▶ [Entries supplied]
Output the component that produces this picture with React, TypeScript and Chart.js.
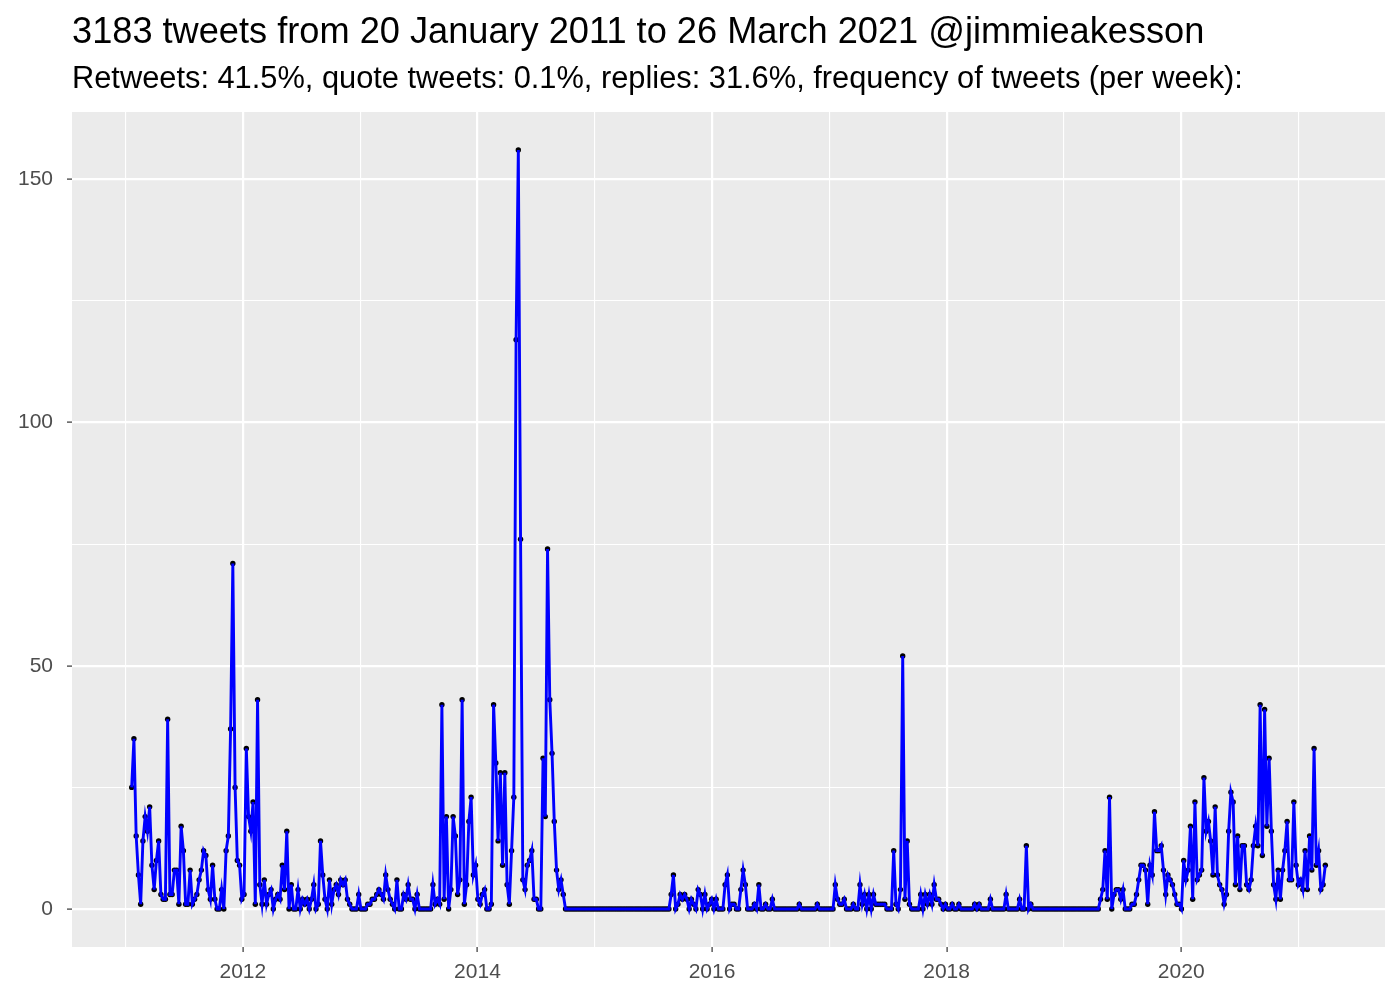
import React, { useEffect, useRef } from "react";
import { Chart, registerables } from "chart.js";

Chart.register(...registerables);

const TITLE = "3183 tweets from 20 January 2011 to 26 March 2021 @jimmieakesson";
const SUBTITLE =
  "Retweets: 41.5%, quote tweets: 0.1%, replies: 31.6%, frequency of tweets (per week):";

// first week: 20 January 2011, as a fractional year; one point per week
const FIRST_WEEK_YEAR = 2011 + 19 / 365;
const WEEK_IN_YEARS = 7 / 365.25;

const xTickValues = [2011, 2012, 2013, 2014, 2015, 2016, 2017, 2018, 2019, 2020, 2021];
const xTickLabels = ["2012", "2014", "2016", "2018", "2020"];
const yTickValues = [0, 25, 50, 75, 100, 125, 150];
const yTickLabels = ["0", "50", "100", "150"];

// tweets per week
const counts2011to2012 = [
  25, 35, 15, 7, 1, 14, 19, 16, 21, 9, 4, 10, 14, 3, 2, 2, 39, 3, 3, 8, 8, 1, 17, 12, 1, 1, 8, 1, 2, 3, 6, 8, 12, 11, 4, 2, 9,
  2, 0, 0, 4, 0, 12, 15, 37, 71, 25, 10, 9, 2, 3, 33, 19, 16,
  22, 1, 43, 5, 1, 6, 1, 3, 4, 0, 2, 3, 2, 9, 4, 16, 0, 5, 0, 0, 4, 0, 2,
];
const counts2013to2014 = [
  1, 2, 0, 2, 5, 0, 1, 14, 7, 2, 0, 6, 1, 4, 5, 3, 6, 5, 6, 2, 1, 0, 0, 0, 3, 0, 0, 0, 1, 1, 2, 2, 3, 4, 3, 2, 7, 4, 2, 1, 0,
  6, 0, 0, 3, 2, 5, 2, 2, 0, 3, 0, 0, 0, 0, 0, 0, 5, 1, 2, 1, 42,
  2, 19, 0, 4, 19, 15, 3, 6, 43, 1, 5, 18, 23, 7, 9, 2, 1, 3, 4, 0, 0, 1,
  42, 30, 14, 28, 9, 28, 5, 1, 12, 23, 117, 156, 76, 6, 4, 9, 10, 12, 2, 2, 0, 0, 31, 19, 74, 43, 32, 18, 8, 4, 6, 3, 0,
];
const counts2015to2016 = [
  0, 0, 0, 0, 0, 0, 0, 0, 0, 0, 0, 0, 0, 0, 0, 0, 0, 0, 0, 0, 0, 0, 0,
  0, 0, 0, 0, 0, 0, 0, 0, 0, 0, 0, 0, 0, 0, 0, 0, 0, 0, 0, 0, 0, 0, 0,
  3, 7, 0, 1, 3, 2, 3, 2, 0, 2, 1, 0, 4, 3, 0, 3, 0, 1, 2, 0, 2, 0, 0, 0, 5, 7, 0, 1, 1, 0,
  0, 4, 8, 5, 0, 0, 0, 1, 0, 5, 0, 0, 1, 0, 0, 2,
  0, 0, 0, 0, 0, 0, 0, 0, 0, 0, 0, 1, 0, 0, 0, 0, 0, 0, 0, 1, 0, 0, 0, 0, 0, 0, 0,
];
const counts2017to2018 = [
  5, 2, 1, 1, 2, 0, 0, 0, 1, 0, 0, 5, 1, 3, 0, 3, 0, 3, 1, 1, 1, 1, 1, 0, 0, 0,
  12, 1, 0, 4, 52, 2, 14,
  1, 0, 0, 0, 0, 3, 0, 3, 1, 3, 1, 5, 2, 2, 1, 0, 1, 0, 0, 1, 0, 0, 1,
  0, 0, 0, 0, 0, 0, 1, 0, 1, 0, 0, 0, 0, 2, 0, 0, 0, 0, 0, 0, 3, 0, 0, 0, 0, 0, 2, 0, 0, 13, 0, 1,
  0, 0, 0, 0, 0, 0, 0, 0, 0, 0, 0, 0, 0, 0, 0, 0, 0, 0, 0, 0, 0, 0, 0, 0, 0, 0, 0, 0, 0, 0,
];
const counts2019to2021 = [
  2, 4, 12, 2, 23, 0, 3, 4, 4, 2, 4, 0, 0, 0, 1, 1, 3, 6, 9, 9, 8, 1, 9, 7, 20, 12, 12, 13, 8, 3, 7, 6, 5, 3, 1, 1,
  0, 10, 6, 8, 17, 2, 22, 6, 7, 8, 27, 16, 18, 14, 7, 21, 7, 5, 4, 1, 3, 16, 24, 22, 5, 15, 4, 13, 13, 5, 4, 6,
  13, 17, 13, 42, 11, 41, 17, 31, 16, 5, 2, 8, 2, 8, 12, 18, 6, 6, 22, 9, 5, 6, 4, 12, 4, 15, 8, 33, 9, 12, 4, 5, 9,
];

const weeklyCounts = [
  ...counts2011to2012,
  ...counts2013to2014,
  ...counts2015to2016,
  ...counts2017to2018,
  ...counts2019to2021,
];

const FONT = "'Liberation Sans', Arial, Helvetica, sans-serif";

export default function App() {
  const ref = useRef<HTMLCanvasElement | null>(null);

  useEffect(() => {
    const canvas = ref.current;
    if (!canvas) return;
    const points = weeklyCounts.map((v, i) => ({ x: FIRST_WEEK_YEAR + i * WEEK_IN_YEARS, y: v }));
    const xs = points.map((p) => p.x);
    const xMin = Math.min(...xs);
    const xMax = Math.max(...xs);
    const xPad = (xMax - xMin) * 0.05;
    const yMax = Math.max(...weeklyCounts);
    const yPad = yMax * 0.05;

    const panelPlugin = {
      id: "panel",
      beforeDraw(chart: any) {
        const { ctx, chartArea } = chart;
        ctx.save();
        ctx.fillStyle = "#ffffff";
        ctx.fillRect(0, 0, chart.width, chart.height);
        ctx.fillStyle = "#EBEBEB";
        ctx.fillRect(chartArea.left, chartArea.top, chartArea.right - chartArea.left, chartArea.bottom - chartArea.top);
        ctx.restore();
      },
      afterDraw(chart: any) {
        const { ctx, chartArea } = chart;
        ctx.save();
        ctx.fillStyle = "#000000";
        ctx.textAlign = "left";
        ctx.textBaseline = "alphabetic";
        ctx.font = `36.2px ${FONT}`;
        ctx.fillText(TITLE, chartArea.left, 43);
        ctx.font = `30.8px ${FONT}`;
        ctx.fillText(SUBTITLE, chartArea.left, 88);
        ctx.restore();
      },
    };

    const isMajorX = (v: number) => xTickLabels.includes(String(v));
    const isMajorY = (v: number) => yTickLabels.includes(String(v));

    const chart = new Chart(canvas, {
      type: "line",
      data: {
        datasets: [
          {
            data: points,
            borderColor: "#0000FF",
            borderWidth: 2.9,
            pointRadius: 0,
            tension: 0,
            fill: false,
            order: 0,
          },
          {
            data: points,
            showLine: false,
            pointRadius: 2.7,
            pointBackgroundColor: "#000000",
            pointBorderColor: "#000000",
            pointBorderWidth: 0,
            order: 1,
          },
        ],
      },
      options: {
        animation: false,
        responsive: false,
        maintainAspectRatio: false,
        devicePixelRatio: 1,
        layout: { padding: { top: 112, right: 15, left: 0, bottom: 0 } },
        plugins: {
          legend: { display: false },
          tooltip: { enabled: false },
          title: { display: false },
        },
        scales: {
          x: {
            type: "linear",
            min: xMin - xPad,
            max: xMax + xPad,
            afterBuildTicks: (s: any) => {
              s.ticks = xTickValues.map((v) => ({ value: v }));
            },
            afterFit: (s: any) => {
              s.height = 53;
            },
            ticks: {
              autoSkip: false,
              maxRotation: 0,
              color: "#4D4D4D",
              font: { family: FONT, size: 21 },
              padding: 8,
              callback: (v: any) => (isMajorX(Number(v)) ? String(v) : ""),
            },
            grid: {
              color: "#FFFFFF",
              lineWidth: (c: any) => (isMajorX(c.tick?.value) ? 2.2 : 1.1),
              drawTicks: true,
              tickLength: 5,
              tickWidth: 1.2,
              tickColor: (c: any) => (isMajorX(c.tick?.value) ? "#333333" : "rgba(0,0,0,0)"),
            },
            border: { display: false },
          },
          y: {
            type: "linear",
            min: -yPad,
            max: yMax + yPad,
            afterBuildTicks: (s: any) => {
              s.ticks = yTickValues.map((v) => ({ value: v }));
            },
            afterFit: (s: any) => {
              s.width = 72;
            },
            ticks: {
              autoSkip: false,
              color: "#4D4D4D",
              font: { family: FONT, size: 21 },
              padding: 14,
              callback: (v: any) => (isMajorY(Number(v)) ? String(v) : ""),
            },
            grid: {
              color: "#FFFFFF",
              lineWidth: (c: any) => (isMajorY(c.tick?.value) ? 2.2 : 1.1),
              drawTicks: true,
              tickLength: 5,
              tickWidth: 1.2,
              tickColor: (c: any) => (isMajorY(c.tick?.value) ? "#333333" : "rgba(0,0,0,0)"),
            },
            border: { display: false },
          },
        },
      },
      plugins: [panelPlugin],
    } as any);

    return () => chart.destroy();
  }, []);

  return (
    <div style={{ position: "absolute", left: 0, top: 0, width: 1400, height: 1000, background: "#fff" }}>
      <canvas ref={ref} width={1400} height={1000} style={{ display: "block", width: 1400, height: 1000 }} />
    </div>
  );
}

--

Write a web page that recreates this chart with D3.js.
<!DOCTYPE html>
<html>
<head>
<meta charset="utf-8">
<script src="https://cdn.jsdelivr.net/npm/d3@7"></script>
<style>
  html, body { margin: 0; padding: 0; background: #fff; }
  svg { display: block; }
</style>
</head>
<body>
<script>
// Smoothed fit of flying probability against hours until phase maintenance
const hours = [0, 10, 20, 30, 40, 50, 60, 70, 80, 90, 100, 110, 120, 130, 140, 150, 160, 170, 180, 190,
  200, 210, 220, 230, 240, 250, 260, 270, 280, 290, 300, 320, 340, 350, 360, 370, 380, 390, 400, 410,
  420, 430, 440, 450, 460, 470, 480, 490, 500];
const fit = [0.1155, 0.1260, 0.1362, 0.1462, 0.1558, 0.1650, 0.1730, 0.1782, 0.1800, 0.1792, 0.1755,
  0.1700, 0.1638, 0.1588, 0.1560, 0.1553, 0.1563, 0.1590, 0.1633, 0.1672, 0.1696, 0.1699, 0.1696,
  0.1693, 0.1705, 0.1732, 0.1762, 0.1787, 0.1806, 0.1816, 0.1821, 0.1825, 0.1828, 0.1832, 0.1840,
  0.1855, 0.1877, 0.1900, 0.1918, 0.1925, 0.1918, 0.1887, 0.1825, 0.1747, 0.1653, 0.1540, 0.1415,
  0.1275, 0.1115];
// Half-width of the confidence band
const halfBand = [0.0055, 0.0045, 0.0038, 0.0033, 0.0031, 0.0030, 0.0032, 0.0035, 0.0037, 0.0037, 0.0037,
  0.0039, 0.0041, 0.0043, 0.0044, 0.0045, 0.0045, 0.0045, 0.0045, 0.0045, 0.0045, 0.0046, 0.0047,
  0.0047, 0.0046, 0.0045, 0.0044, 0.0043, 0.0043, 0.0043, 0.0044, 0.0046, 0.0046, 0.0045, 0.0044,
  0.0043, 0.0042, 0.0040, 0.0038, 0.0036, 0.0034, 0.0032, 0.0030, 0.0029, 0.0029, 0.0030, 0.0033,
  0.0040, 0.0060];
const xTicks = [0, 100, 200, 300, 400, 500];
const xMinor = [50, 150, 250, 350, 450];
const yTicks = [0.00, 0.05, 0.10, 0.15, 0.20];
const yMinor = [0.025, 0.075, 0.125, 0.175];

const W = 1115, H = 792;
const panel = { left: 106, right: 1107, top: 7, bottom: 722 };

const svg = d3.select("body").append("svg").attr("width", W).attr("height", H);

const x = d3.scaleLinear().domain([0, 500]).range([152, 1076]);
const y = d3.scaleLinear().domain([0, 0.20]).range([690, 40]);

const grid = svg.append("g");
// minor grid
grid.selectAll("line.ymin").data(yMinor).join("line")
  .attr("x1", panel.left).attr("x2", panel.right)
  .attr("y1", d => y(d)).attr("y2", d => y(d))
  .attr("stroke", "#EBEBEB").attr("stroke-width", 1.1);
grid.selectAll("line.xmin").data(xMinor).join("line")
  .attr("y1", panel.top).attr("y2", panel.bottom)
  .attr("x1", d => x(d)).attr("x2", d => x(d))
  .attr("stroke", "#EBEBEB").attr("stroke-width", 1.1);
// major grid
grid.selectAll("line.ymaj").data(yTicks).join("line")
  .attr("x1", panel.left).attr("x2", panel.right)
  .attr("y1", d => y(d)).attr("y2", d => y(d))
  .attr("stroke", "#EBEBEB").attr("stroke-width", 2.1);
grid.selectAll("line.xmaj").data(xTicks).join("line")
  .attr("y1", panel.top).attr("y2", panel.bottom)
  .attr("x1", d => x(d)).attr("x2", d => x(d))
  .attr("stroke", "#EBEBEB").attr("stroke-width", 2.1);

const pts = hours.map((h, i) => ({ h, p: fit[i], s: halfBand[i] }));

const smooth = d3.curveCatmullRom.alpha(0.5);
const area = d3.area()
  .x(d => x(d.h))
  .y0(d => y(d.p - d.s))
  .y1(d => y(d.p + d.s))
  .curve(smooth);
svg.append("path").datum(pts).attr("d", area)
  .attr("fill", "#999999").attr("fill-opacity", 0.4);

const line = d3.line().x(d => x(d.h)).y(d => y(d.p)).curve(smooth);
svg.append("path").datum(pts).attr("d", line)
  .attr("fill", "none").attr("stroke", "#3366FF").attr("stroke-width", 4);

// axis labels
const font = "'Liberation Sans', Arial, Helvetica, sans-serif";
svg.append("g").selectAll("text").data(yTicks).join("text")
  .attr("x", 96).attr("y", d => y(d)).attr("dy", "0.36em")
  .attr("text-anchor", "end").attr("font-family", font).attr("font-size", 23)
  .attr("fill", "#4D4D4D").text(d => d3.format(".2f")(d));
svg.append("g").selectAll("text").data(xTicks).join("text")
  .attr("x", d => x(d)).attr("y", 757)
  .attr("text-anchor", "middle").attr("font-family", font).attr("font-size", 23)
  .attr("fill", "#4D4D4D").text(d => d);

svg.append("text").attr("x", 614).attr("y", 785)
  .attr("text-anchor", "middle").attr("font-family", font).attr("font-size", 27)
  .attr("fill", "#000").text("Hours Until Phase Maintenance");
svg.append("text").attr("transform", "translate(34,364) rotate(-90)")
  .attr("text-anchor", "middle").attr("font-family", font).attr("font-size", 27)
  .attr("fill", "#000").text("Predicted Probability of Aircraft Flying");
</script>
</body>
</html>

...

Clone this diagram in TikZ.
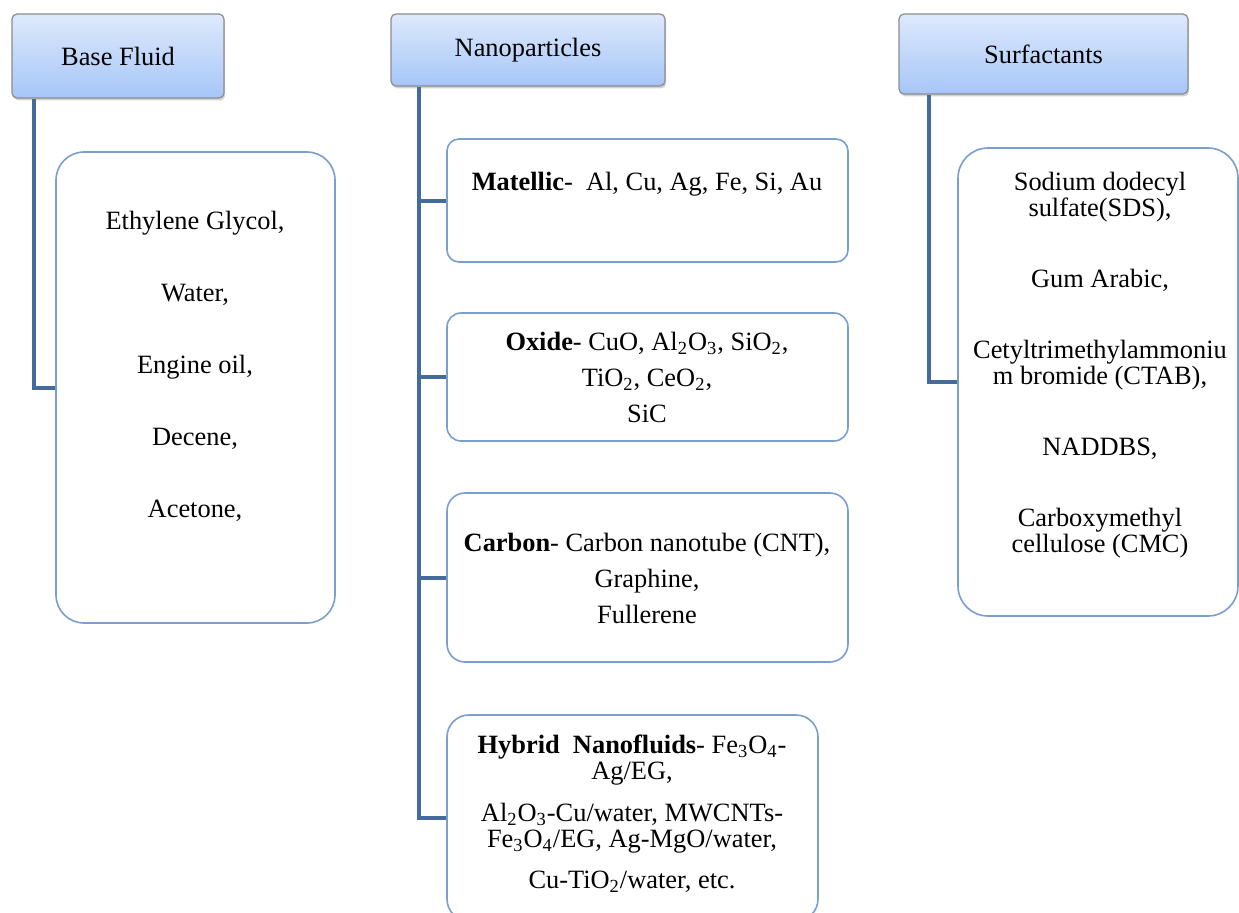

▶ [Task to complete] Every line from the one containing "Write a web" through the one containing "const y = d3.scaleLinear().domain([0, 0.20]).range([690, 40]);" is to be given again exactly, both ends included, and no line outside that range.

▶ [The reply]
Write a web page that recreates this chart with D3.js.
<!DOCTYPE html>
<html>
<head>
<meta charset="utf-8">
<script src="https://cdn.jsdelivr.net/npm/d3@7"></script>
<style>
  html, body { margin: 0; padding: 0; background: #fff; }
  svg { display: block; }
</style>
</head>
<body>
<script>
// Smoothed fit of flying probability against hours until phase maintenance
const hours = [0, 10, 20, 30, 40, 50, 60, 70, 80, 90, 100, 110, 120, 130, 140, 150, 160, 170, 180, 190,
  200, 210, 220, 230, 240, 250, 260, 270, 280, 290, 300, 320, 340, 350, 360, 370, 380, 390, 400, 410,
  420, 430, 440, 450, 460, 470, 480, 490, 500];
const fit = [0.1155, 0.1260, 0.1362, 0.1462, 0.1558, 0.1650, 0.1730, 0.1782, 0.1800, 0.1792, 0.1755,
  0.1700, 0.1638, 0.1588, 0.1560, 0.1553, 0.1563, 0.1590, 0.1633, 0.1672, 0.1696, 0.1699, 0.1696,
  0.1693, 0.1705, 0.1732, 0.1762, 0.1787, 0.1806, 0.1816, 0.1821, 0.1825, 0.1828, 0.1832, 0.1840,
  0.1855, 0.1877, 0.1900, 0.1918, 0.1925, 0.1918, 0.1887, 0.1825, 0.1747, 0.1653, 0.1540, 0.1415,
  0.1275, 0.1115];
// Half-width of the confidence band
const halfBand = [0.0055, 0.0045, 0.0038, 0.0033, 0.0031, 0.0030, 0.0032, 0.0035, 0.0037, 0.0037, 0.0037,
  0.0039, 0.0041, 0.0043, 0.0044, 0.0045, 0.0045, 0.0045, 0.0045, 0.0045, 0.0045, 0.0046, 0.0047,
  0.0047, 0.0046, 0.0045, 0.0044, 0.0043, 0.0043, 0.0043, 0.0044, 0.0046, 0.0046, 0.0045, 0.0044,
  0.0043, 0.0042, 0.0040, 0.0038, 0.0036, 0.0034, 0.0032, 0.0030, 0.0029, 0.0029, 0.0030, 0.0033,
  0.0040, 0.0060];
const xTicks = [0, 100, 200, 300, 400, 500];
const xMinor = [50, 150, 250, 350, 450];
const yTicks = [0.00, 0.05, 0.10, 0.15, 0.20];
const yMinor = [0.025, 0.075, 0.125, 0.175];

const W = 1115, H = 792;
const panel = { left: 106, right: 1107, top: 7, bottom: 722 };

const svg = d3.select("body").append("svg").attr("width", W).attr("height", H);

const x = d3.scaleLinear().domain([0, 500]).range([152, 1076]);
const y = d3.scaleLinear().domain([0, 0.20]).range([690, 40]);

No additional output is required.